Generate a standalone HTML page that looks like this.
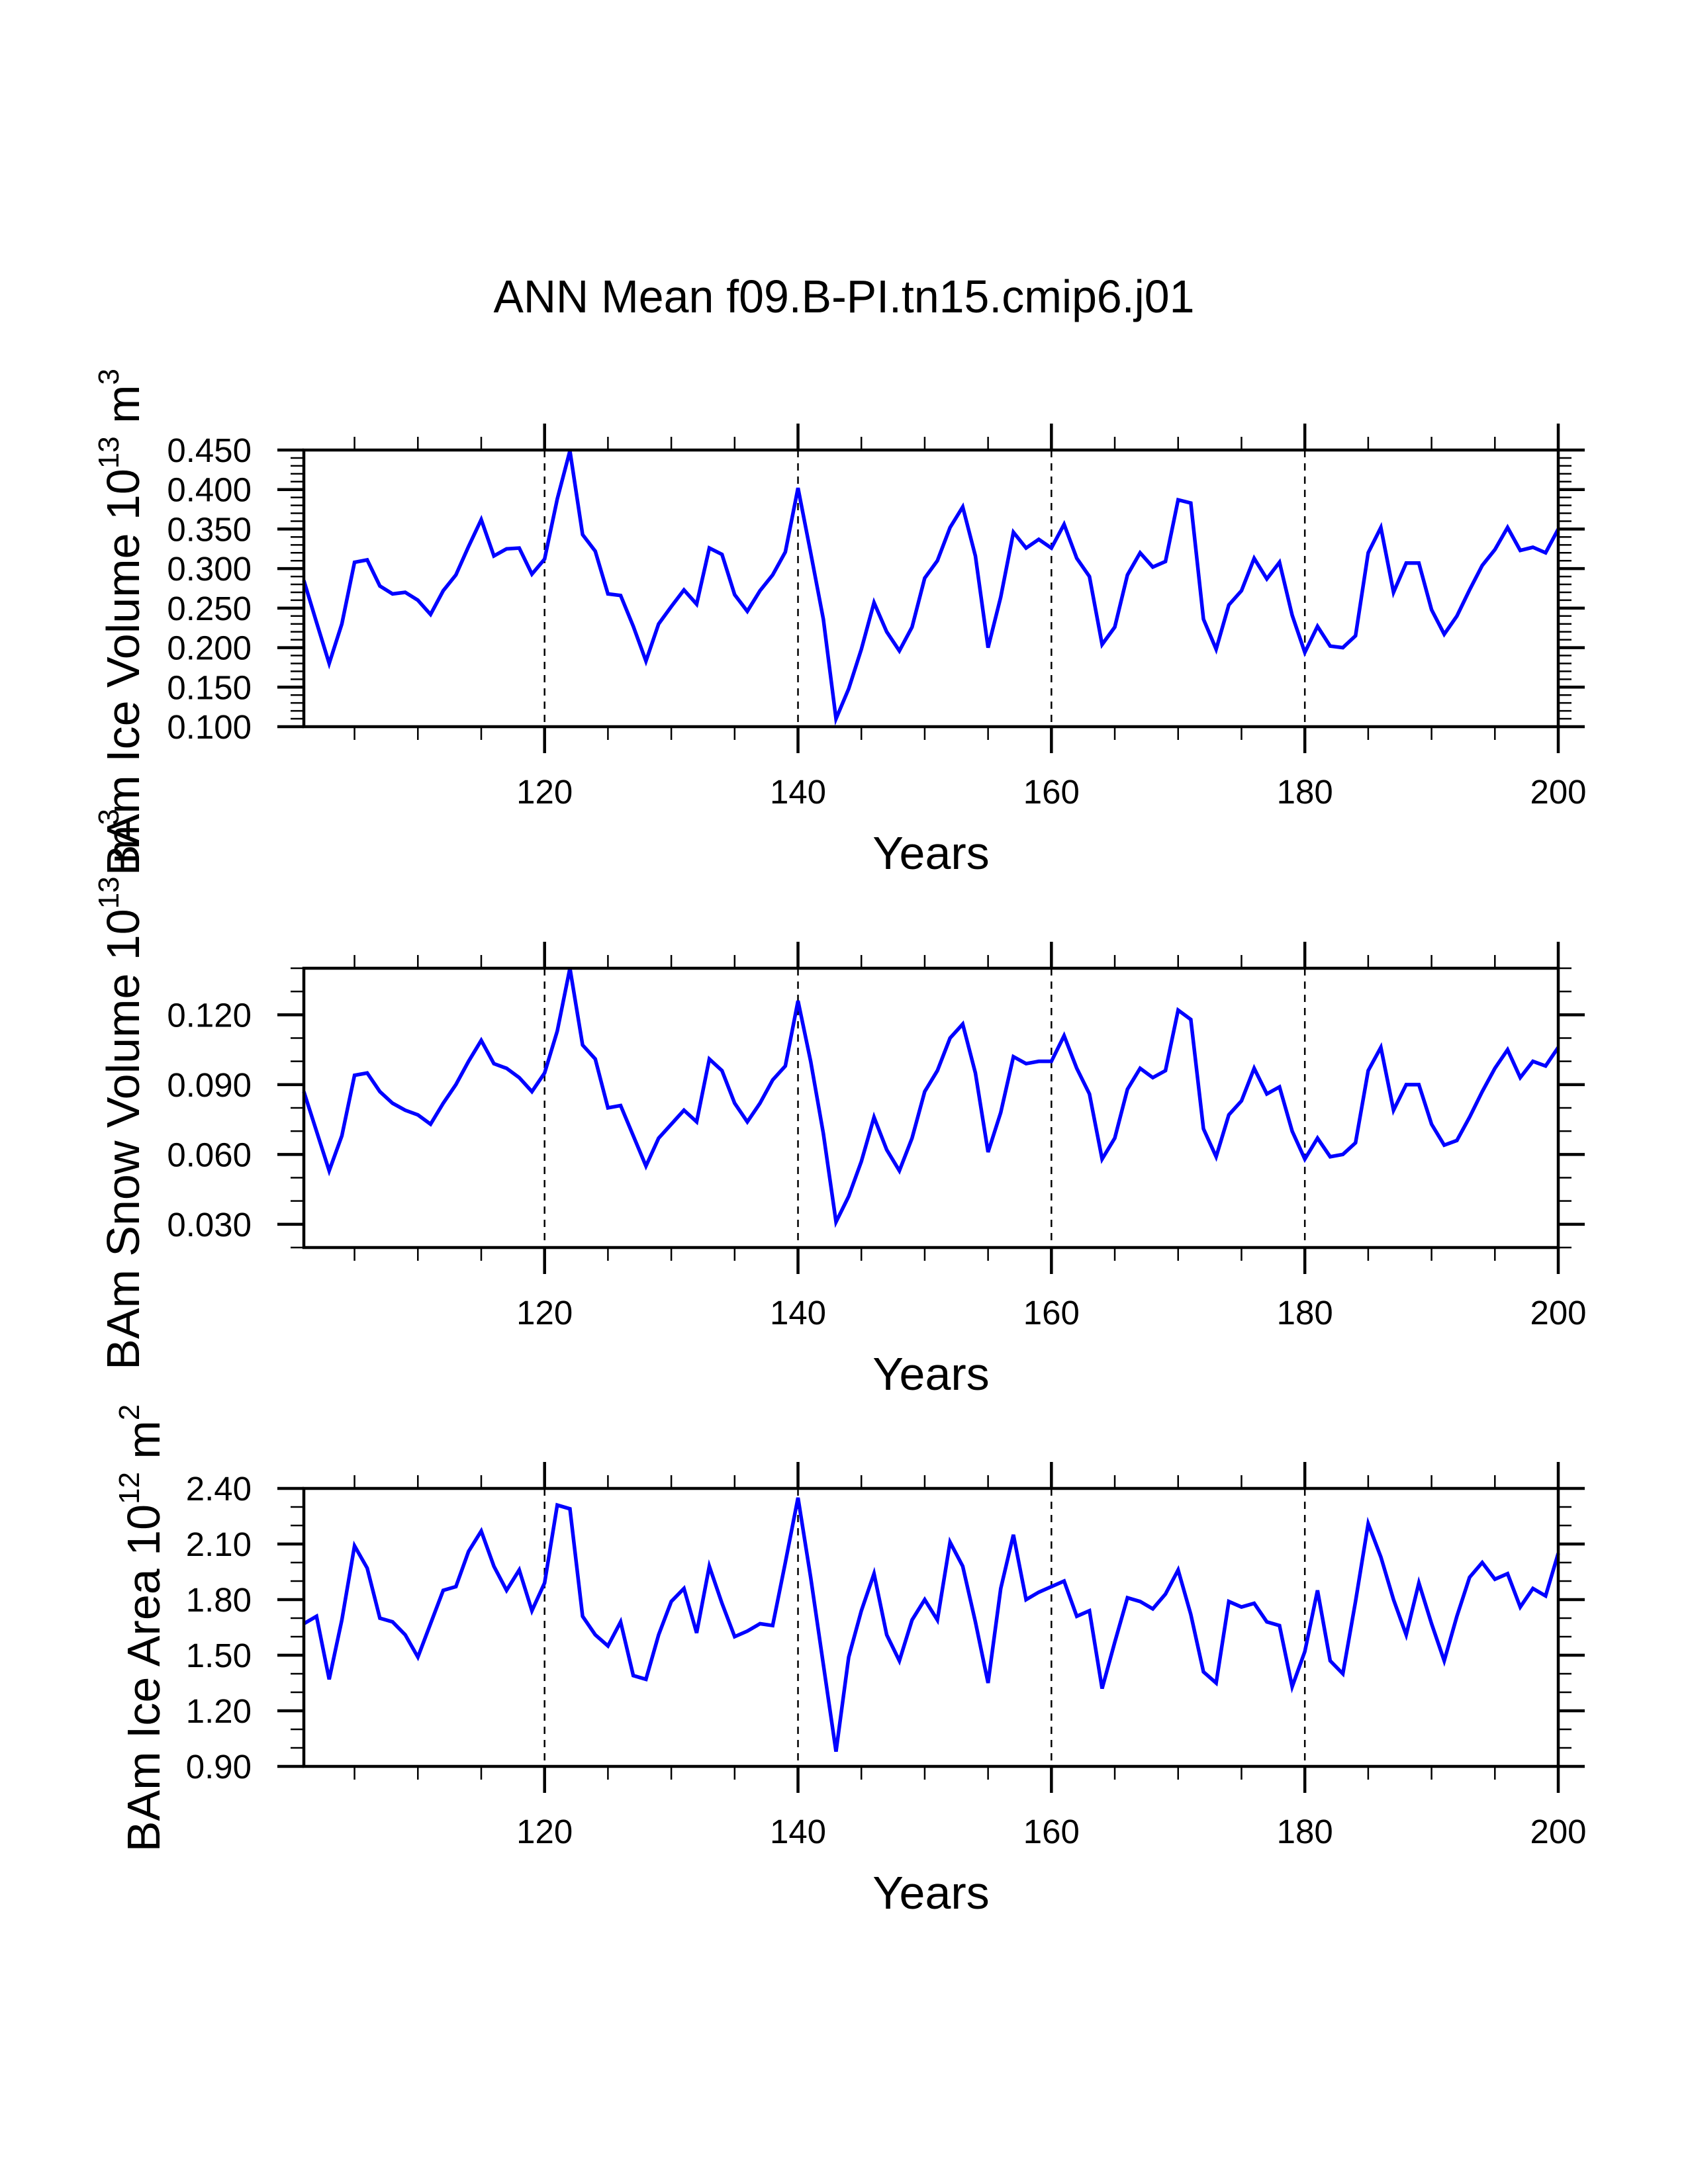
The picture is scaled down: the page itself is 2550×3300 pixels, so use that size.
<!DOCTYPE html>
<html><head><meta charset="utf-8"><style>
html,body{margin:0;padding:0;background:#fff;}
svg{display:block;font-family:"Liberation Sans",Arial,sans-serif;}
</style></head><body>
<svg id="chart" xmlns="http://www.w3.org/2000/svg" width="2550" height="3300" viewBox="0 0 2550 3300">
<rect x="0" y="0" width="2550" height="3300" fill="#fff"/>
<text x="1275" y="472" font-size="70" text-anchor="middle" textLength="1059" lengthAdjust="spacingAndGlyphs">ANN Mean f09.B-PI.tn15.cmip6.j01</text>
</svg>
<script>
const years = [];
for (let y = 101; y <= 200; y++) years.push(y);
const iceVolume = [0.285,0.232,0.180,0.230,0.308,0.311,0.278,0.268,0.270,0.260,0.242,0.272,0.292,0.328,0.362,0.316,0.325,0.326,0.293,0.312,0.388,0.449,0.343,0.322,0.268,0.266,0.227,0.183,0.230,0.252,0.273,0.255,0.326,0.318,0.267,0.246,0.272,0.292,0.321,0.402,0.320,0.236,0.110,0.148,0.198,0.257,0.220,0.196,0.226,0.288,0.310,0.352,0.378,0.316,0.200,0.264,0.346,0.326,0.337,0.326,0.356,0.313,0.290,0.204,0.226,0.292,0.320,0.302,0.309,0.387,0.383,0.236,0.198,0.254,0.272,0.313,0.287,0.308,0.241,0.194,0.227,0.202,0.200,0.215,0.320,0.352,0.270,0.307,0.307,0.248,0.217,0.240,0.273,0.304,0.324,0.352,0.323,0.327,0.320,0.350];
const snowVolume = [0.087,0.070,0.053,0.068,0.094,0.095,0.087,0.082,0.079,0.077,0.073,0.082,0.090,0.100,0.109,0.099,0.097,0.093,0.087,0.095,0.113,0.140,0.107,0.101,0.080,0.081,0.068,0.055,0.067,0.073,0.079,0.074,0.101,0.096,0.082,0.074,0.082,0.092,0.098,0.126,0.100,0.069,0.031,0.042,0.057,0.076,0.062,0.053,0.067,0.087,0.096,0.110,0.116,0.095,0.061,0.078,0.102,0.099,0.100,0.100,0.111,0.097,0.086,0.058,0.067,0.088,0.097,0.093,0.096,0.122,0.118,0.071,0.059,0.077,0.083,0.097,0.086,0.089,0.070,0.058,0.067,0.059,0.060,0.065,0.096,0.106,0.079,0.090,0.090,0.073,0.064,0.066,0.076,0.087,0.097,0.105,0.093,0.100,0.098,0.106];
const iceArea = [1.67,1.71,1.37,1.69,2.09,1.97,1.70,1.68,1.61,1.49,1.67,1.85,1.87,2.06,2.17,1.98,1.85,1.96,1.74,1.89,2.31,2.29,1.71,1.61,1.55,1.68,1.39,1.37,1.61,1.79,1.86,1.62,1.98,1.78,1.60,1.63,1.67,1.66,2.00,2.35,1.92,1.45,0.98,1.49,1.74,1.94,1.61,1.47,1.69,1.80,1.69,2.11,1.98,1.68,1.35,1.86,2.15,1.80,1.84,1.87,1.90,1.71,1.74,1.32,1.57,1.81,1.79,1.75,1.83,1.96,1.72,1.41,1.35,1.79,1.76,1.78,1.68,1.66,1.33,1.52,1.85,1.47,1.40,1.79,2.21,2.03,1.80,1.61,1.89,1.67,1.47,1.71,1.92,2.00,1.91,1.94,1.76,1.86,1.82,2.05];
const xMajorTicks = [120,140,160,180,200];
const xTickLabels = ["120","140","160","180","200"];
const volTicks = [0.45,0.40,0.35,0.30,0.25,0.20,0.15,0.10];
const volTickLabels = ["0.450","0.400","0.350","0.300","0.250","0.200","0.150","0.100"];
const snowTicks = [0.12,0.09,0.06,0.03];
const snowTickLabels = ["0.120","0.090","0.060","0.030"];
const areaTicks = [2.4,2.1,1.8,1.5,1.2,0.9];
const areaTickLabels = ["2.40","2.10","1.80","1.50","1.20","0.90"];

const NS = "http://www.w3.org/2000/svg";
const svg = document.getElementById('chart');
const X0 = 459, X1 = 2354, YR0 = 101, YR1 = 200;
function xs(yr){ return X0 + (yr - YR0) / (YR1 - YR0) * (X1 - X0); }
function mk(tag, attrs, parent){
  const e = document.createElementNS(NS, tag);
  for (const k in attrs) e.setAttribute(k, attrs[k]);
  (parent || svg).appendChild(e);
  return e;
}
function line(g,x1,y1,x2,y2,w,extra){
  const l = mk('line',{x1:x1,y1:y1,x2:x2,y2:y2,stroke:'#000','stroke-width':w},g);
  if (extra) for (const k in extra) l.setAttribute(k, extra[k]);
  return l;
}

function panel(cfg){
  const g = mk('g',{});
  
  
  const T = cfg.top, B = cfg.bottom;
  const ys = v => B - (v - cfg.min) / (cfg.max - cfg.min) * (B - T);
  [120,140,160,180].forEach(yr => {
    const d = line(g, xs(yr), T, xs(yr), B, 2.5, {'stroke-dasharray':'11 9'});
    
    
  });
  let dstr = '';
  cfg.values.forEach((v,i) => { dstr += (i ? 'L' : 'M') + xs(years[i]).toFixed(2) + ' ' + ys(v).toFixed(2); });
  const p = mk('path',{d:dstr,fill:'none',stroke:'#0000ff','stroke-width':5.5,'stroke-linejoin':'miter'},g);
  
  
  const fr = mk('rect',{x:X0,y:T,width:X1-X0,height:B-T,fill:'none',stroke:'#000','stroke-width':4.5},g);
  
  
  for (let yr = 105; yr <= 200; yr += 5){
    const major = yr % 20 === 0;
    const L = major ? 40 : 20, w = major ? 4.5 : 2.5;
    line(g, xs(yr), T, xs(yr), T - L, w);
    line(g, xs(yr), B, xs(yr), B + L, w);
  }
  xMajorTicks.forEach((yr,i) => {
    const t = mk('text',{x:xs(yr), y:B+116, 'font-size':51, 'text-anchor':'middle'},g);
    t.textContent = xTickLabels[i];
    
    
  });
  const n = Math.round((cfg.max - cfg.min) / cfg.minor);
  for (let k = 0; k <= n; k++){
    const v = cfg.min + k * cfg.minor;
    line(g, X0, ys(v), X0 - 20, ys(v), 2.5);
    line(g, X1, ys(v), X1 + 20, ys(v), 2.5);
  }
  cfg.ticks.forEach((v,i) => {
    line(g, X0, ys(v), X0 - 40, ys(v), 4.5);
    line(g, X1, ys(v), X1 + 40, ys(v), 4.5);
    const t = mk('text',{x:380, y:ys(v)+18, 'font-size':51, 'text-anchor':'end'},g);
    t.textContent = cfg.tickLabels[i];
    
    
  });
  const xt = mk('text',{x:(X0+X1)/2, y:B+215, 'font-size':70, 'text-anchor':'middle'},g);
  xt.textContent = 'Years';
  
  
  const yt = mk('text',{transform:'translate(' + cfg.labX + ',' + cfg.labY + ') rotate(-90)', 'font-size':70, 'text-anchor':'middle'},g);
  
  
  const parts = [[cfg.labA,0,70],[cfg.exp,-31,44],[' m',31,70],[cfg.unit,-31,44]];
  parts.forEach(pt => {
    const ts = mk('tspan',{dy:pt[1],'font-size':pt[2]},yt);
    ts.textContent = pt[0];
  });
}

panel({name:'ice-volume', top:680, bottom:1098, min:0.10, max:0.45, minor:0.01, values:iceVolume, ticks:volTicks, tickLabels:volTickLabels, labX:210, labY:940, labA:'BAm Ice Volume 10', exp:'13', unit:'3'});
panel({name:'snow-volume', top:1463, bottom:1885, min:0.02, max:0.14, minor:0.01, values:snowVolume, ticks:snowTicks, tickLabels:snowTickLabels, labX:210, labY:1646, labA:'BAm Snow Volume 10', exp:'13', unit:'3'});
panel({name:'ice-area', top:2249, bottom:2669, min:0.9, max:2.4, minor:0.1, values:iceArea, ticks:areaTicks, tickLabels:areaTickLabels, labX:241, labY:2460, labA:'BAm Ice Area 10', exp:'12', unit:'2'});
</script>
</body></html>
.....
* _Goal_
Your task is to gather every line with the word "size" and copy it.

* _Solution_
The picture is scaled down: the page itself is 2550×3300 pixels, so use that size.
<text x="1275" y="472" font-size="70" text-anchor="middle" textLength="1059" lengthAdjust="spacingAndGlyphs">ANN Mean f09.B-PI.tn15.cmip6.j01</text>
    const t = mk('text',{x:xs(yr), y:B+116, 'font-size':51, 'text-anchor':'middle'},g);
    const t = mk('text',{x:380, y:ys(v)+18, 'font-size':51, 'text-anchor':'end'},g);
  const xt = mk('text',{x:(X0+X1)/2, y:B+215, 'font-size':70, 'text-anchor':'middle'},g);
  const yt = mk('text',{transform:'translate(' + cfg.labX + ',' + cfg.labY + ') rotate(-90)', 'font-size':70, 'text-anchor':'middle'},g);
    const ts = mk('tspan',{dy:pt[1],'font-size':pt[2]},yt);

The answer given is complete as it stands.